*WHAT THE TASK REQUIRES*
Return all lines with the word "Write" in them.

*SOURCE RECORDS*
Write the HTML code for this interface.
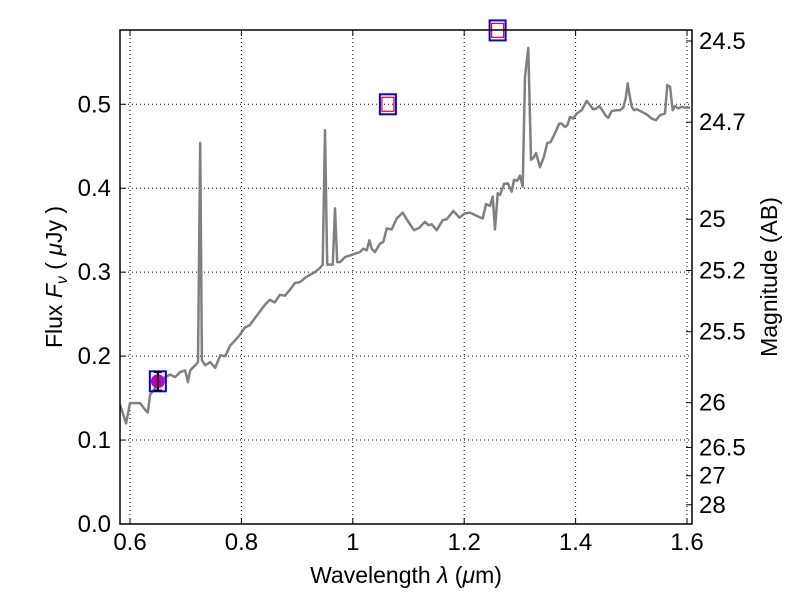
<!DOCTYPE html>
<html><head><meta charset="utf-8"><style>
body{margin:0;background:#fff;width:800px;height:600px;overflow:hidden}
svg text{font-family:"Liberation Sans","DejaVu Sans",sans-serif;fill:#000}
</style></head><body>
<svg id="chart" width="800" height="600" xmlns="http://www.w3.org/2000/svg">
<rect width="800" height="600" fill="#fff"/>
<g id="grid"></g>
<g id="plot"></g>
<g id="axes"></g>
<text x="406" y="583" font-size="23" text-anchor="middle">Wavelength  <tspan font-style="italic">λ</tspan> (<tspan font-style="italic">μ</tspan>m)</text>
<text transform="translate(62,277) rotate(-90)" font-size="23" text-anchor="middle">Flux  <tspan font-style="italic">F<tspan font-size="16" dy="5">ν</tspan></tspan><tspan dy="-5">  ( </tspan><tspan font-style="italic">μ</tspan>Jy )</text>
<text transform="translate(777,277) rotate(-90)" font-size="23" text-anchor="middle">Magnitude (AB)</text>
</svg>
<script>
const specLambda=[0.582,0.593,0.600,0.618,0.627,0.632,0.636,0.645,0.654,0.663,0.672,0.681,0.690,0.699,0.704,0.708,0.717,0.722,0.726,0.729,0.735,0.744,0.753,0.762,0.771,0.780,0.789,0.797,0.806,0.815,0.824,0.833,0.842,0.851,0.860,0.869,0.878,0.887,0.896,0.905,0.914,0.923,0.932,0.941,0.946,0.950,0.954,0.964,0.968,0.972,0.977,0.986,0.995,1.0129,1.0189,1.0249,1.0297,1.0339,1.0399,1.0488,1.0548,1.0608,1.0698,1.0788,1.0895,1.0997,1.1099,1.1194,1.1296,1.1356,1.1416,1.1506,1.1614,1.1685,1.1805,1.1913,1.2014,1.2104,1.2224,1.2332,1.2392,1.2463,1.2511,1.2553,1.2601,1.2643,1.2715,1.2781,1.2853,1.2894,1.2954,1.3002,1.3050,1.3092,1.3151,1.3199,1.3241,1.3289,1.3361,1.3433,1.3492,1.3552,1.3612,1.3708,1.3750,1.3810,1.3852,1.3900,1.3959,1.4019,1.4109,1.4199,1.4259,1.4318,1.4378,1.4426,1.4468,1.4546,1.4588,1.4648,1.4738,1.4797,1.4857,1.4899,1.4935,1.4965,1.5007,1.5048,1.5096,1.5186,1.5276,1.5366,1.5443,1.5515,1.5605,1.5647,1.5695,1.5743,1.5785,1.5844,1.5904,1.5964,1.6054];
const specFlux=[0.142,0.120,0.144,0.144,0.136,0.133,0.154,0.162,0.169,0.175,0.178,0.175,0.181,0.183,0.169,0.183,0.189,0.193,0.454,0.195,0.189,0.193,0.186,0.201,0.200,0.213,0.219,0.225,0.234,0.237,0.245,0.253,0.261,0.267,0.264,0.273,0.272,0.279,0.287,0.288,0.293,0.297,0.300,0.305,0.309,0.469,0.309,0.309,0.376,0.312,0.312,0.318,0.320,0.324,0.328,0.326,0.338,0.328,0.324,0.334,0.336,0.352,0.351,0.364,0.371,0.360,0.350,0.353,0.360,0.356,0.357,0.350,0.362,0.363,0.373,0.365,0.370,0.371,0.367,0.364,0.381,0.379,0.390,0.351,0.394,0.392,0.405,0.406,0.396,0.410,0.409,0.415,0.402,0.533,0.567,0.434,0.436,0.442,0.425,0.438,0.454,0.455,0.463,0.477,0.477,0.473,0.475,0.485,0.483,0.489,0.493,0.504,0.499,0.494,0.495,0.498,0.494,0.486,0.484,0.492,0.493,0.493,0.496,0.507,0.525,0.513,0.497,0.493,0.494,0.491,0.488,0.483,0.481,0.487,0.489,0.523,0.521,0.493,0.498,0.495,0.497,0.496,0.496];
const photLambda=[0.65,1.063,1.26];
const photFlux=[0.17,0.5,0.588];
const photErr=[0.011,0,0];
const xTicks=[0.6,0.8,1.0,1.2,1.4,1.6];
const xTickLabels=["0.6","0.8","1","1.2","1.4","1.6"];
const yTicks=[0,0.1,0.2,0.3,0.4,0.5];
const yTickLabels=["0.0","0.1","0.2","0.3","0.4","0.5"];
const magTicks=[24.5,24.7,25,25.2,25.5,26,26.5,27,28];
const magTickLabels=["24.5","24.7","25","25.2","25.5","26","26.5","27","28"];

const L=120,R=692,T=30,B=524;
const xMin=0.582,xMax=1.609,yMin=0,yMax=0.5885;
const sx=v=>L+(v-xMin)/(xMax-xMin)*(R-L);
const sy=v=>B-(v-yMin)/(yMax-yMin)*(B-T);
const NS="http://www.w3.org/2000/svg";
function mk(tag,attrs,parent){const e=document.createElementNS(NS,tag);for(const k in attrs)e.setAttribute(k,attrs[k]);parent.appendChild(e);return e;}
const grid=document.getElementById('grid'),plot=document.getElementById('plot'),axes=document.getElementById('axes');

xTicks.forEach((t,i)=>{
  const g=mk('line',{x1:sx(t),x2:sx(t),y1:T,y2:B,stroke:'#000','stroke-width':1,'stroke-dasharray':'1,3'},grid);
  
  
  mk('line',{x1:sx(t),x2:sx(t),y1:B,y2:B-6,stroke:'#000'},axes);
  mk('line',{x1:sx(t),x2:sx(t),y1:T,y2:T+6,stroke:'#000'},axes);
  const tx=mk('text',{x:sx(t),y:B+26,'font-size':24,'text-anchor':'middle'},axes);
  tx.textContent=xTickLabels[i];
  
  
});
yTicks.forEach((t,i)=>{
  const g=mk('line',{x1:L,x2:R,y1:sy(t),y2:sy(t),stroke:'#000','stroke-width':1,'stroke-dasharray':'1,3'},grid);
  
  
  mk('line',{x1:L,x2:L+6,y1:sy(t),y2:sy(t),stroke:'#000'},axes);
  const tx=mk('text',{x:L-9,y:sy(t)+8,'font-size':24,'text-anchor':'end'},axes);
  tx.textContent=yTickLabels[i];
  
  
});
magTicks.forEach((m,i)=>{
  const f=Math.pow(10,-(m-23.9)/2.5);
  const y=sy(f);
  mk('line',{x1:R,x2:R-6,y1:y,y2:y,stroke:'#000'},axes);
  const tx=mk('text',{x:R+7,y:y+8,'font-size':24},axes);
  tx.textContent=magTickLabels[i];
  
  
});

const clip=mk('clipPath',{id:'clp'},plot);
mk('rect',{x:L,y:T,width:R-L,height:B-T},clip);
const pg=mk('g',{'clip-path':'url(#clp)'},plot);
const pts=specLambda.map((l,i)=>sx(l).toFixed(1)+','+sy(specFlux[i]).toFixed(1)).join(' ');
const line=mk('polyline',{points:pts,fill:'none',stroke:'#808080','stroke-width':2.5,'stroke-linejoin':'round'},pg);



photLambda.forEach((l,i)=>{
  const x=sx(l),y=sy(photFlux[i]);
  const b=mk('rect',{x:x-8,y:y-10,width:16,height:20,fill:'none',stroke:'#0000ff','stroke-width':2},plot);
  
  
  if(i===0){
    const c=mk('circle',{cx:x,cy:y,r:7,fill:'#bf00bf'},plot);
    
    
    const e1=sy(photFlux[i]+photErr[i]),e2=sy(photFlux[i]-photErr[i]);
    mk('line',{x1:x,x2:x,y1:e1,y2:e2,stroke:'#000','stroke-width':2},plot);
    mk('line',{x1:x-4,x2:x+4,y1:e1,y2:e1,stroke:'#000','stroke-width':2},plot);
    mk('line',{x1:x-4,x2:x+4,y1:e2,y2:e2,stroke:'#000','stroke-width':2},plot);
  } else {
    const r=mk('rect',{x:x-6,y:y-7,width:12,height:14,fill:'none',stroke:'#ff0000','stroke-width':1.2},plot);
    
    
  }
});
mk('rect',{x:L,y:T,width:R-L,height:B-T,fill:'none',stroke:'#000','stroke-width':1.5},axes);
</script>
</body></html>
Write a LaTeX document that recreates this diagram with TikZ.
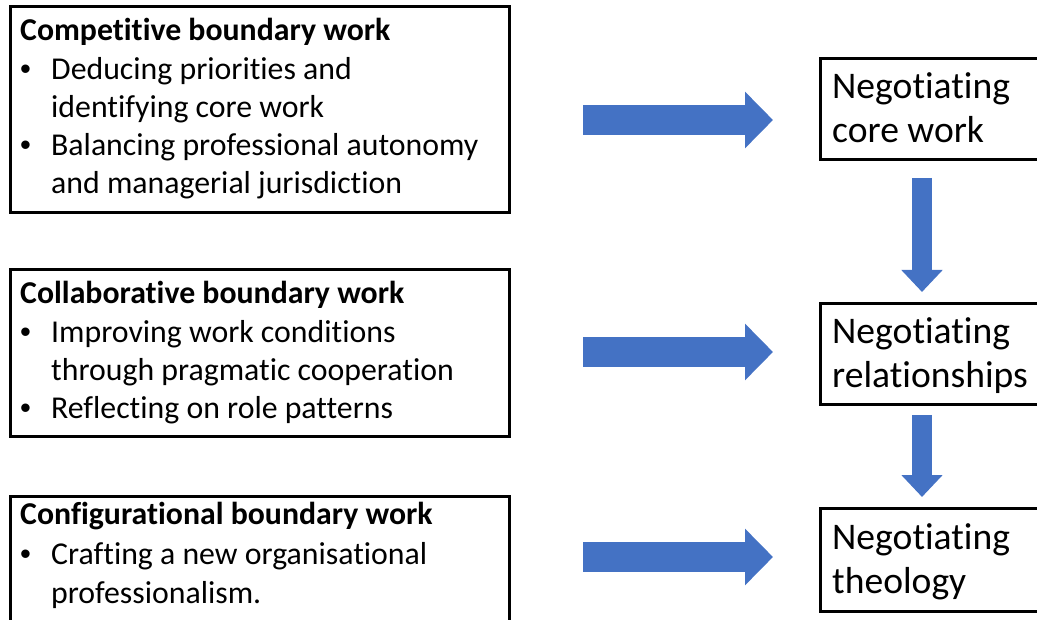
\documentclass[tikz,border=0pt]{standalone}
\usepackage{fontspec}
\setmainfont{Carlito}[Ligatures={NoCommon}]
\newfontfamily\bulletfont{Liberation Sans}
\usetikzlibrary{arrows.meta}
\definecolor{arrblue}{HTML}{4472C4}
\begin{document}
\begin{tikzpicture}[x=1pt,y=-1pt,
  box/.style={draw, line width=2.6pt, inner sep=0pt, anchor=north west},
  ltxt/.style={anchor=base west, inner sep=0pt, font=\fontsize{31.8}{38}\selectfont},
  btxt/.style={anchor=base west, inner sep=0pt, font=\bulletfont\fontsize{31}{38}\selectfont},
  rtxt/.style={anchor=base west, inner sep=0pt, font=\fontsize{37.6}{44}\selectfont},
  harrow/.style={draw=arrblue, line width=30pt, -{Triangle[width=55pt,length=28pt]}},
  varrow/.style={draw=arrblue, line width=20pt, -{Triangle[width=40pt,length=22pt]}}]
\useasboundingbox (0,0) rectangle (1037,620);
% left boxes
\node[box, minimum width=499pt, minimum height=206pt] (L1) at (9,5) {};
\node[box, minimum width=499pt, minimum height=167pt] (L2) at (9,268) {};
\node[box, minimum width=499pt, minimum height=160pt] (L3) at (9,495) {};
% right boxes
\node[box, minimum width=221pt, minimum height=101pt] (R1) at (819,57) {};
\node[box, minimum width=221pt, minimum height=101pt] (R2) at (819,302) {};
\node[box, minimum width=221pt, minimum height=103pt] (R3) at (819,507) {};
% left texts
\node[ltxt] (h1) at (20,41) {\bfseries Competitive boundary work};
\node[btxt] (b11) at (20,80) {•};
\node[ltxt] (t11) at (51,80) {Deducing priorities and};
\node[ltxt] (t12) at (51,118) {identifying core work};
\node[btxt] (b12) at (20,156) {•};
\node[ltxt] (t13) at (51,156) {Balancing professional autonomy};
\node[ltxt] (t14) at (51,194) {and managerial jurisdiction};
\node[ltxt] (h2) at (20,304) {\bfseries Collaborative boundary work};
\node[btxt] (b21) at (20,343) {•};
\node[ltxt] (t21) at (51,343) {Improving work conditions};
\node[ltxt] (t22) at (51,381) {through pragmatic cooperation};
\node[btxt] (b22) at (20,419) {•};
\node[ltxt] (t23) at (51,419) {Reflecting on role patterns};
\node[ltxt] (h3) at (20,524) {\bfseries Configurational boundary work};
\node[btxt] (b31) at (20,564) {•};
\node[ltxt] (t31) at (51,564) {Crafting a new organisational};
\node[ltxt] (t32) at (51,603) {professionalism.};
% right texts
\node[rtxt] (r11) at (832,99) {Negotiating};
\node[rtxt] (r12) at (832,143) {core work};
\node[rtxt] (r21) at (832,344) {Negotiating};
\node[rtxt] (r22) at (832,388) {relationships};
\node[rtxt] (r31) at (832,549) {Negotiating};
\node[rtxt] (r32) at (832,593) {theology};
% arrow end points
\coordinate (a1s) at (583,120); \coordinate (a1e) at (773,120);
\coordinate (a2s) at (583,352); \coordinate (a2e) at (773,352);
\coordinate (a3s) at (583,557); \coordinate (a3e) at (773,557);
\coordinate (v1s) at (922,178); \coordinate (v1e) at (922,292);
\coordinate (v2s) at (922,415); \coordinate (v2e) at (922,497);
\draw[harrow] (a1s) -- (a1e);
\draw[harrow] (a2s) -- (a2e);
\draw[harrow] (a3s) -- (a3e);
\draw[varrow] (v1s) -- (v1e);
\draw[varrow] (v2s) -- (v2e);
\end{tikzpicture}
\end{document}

*RESULT*
Write the HTML code for this interface.
Write a LaTeX document that recreates this diagram with TikZ.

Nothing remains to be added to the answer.